Facebook's IPO Warning Was Only for Big Investors

Reuters
Alexander Abad-Santos 1,160 Views May 24, 2012

Sorry if you invested in that Facebook stock. We should have warned you. Or Facebook should have warned you, you know, the way it did with some of its large investors.

The Wall Street Journal's Gina Chon, Jenny Strasburg, and Anupreeta Das have your Thursday morning infuriation story about how big firms got some crucial information about "Facebook's dimming revenue prospects" from a May 11 "roadshow" meeting with underwriters and Facebook—somehow, you weren't in the loop.  The Journal's team writes

It is one of Wall Street's best-kept secrets: Securities firms are allowed to selectively confer with favored large investing clients about crucial information as they prepare IPOs.

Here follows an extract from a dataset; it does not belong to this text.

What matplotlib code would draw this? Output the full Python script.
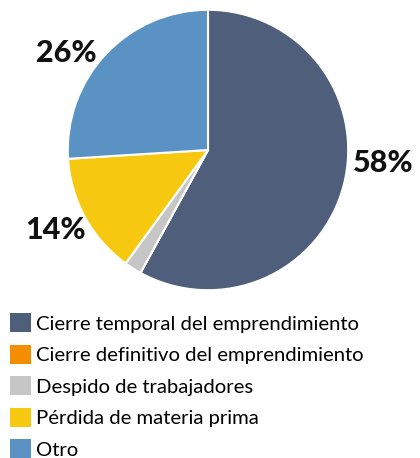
import matplotlib.pyplot as plt
from matplotlib.patches import Patch

# Motivos de afectacion (porcentaje de respuestas)
categorias = [
    "Cierre temporal del emprendimiento",
    "Cierre definitivo del emprendimiento",
    "Despido de trabajadores",
    "Pérdida de materia prima",
    "Otro",
]
porcentajes = [58, 0, 2, 14, 26]
colores = ["#4f5e7b", "#f28e00", "#c6c6c6", "#f6c80f", "#5b92c4"]

# posiciones de las etiquetas (coordenadas del eje del pie)
pos_etiquetas = {0: (1.25, -0.09), 3: (-1.09, -0.57), 4: (-1.01, 0.69)}

plt.rcParams['font.family'] = ['Lato', 'DejaVu Sans']

fig = plt.figure(figsize=(4.2, 4.58), dpi=100)
W, H = 420, 458
cx, cy, r = 208, 150, 143
ax = fig.add_axes([(cx - r) / W, 1 - (cy + r) / H, 2 * r / W, 2 * r / H])

wedges, _ = ax.pie(porcentajes, colors=colores, startangle=90, counterclock=False,
                   radius=1, wedgeprops=dict(edgecolor="white", linewidth=1.5))
ax.set_xlim(-1.02, 1.02)
ax.set_ylim(-1.02, 1.02)
ax.set_aspect("equal")
ax.axis("off")

for i, (x, y) in pos_etiquetas.items():
    ax.text(x, y, f"{porcentajes[i]}%", ha="center", va="center",
            fontsize=22, fontweight="black", color="#111111", clip_on=False)

handles = [Patch(facecolor=c, edgecolor="none") for c in colores]
fig.legend(handles, categorias, loc="upper left", bbox_to_anchor=(0.024, 0.316),
           frameon=False, fontsize=14.6, handlelength=1.05, handleheight=1.05,
           handletextpad=0.25, labelspacing=0.6, borderaxespad=0, borderpad=0)

fig.savefig("out.png", dpi=100)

Wall Street firms, for their part, say they give certain information to big clients because the clients pay for this type of data. It is typical in an IPO for analysts or sales staff to give certain information to clients, they added. But that usually doesn't apply to small investors.

Chon, Strasburg, and Das name Capital Research and Management along with Fidelity Investments as firms that got the news of Facebook's declining future. Business Insider's Henry Blodget was a bit more explicit with what kind of warning these firms got.  Though he didn't name names, Blodget wrote

The analysts cut their estimates because a Facebook executive who knew the business was weak told them to.

Put differently, the company basically pre-announced that its second quarter would fall short of analysts' estimates. But it only told the underwriter analysts about this.

The information about the estimate cut was then verbally conveyed to sophisticated institutional investors who were considering buying Facebook stock, but not to smaller investors.

And by smaller investors that means people like Jennifer Kohne who The Wall Street Journal reports sits on losses of about $30,000 as of Wednesday night, or one Roger Duvendack who lost around $18,000 on Monday.